During the feminist movement among the UU’s, it became the fashion to perform liturgies restricted to women.  They were often patterned around merging, like pouring water together, and emotional attachment, like bringing the water from some beloved place.  When this ceremony was performed with the whole congregation in Bozeman, one man managed to evade emotion by bringing water from his kitchen tap and -- when it came time to testify about his connection -- explaining the city water system.  But it was a young boy who brought his jar of water with a living creature in it.

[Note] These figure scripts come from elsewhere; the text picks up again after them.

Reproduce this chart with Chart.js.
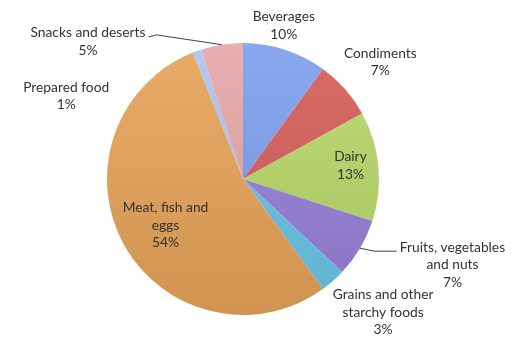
<!DOCTYPE html>
<html>
<head>
<meta charset="utf-8">
<script src="https://cdn.jsdelivr.net/npm/chart.js@4/dist/chart.umd.min.js"></script>
<style>
  html, body { margin: 0; padding: 0; background: #fff; }
  #wrap { width: 518px; height: 339px; }
</style>
</head>
<body>
<div id="wrap"><canvas id="foodChart" width="518" height="339"></canvas></div>
<script>
const categories = [
    ['Beverages'],
    ['Condiments'],
    ['Dairy'],
    ['Fruits, vegetables', 'and nuts'],
    ['Grains and other', 'starchy foods'],
    ['Meat, fish and', 'eggs'],
    ['Prepared food'],
    ['Snacks and deserts']
];
const shares = [10, 7, 13, 7, 3, 54, 1, 5];
const sliceColors = ['#7e9ce4', '#cc615d', '#b2cf6b', '#9580cf', '#6cbedc', '#dc9f5c', '#a8bde8', '#dba3a3'];

// label placement, offsets from pie centre in units of the radius
const labelSpots = [
    { x: 0.30, y: -1.13 },
    { x: 1.01, y: -0.86 },
    { x: 0.79, y: -0.10 },
    { x: 1.54, y: 0.63, leader: true, align: 'left' },
    { x: 1.03, y: 0.98 },
    { x: -0.57, y: 0.34 },
    { x: -1.30, y: -0.61 },
    { x: -1.14, y: -1.01, leader: true, align: 'right' }
];

const labelPlugin = {
    id: 'sliceLabels',
    afterDatasetsDraw(chart) {
        const ctx = chart.ctx;
        const meta = chart.getDatasetMeta(0);
        const lineH = 17.5;
        ctx.save();
        ctx.font = "13.8px Lato, 'Open Sans', sans-serif";
        ctx.fillStyle = '#333333';
        ctx.textAlign = 'center';
        ctx.textBaseline = 'middle';
        meta.data.forEach((arc, i) => {
            const R = arc.outerRadius;
            const spot = labelSpots[i];
            const lines = categories[i].concat([shares[i] + '%']);
            const cx = arc.x + spot.x * R;
            const cy = arc.y + spot.y * R;
            const top = cy - (lines.length - 1) * lineH / 2;
            lines.forEach((t, k) => ctx.fillText(t, cx, top + k * lineH));

            if (spot.leader) {
                const mid = (arc.startAngle + arc.endAngle) / 2;
                const ex = arc.x + Math.cos(mid) * R;
                const ey = arc.y + Math.sin(mid) * R;
                const w = ctx.measureText(lines[0]).width;
                const tx = spot.align === 'left' ? cx - w / 2 - 3 : cx + w / 2 + 3;
                const ty = top + 4;
                ctx.strokeStyle = '#404040';
                ctx.lineWidth = 1;
                ctx.beginPath();
                ctx.moveTo(ex, ey);
                if (spot.align === 'left') {
                    ctx.lineTo(ex + 14, ty);
                } else {
                    ctx.lineTo(tx + 8, ty - 2);
                }
                ctx.lineTo(tx, ty);
                ctx.stroke();
            }
        });
        ctx.restore();
    }
};

function shade(hex, amt) {
    const n = parseInt(hex.slice(1), 16);
    const f = c => Math.max(0, Math.min(255, Math.round(c + amt)));
    const r = f(n >> 16), g = f((n >> 8) & 255), b = f(n & 255);
    return 'rgb(' + r + ',' + g + ',' + b + ')';
}

new Chart(document.getElementById('foodChart'), {
    type: 'pie',
    data: {
        labels: categories.map(c => c.join(' ')),
        datasets: [{
            data: shares,
            backgroundColor: (c) => {
                const area = c.chart.chartArea;
                const base = sliceColors[c.dataIndex];
                if (!area) return base;
                const g = c.chart.ctx.createLinearGradient(0, area.top, 0, area.bottom);
                g.addColorStop(0, shade(base, 12));
                g.addColorStop(1, shade(base, -12));
                return g;
            },
            borderWidth: 0
        }]
    },
    options: {
        responsive: false,
        animation: false,
        rotation: 0,
        layout: {
            padding: { left: 107, right: 139, top: 43, bottom: 24 }
        },
        plugins: {
            legend: { display: false },
            tooltip: { enabled: false }
        }
    },
    plugins: [labelPlugin]
});
</script>
</body>
</html>
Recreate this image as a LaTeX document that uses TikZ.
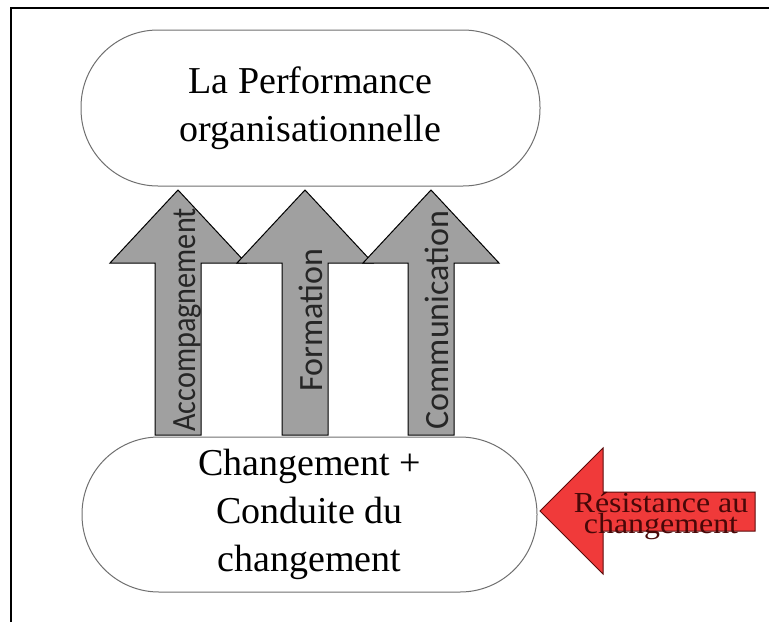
\documentclass[tikz,border=0pt]{standalone}
\usepackage{fontspec}
\setmainfont{Liberation Serif}
\newfontfamily\calib{Carlito}
\usepackage{tikz}
\definecolor{gristrait}{HTML}{707070}
\definecolor{grisfleche}{HTML}{A0A0A0}
\definecolor{rouge}{HTML}{F03A3A}
\definecolor{rougefonce}{HTML}{5A0A0A}
\tikzset{
  boite/.style = {draw=gristrait, line width=1pt, fill=white, rounded corners=77pt,
    align=center, font=\fontsize{38}{48}\selectfont},
  etiq/.style = {rotate=90, anchor=base, text=black!85, font=\calib\fontsize{34}{34}\selectfont},
}
\newcommand{\fleche}[3]{\draw[fill=grisfleche, line width=1pt] (#1-23,435) -- (#1-23,263) -- (#1-68,263)
  -- (#1,190) -- (#1+68,263) -- (#1+23,263) -- (#1+23,435) -- cycle;
  \node[etiq] (#2) at (#1+17,320) {#3}}

\begin{document}
\begin{tikzpicture}[x=1pt, y=-1pt]
\useasboundingbox (0,0) rectangle (769,622);
%Frame
	\draw[line width=2.2pt] (11,622) -- (11,8) -- (769,8);
%Boxes
	\node[boite, minimum width=459pt, minimum height=156pt] (perf) at (310.5,108)
	  {La Performance\\organisationnelle};
	\node[boite, minimum width=455pt, minimum height=155pt] (chgt) at (309.5,514.5)
	  {Changement +\\Conduite du\\changement};
%The three levers
	\fleche{178}{acc}{\scalebox{0.89}[1]{Accompagnement}};
	\fleche{305}{form}{Formation};
	\fleche{431}{comm}{Communication};
%Resistance
	\draw[fill=rouge, draw=rougefonce, line width=1pt] (540,511) -- (603,448) -- (603,492)
	  -- (755,492) -- (755,531) -- (603,531) -- (603,574) -- cycle;
	\node[align=center, xscale=1.1, transform shape, text=rougefonce!80!black,
	  font=\fontsize{29}{15}\selectfont] (resist) at (661,516) {Résistance au\\changement};
\end{tikzpicture}
\end{document}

The Humptulips study group fell apart when braininess was valued less than it had been earlier and possibly also because there were more and more women ministers.  The earliest ordained females tended to be from the congregations of those ministers, to be older women, divorced (though not as many times as the male ministers), and to have had to work through some major challenges.  The men tended to have come to the ministry young, to have had wives who supported rather than competed, and so on.  But in the days when the ministers were all male, they took the occasion of “study groups” to become emotional, usually with the help of alcohol, and did a lot of ad hoc counseling with each other.  They dropped their testosterone curtain, one might say.  Even got into actual hot tubs.  It’s the thing to do in a cold and rainy place.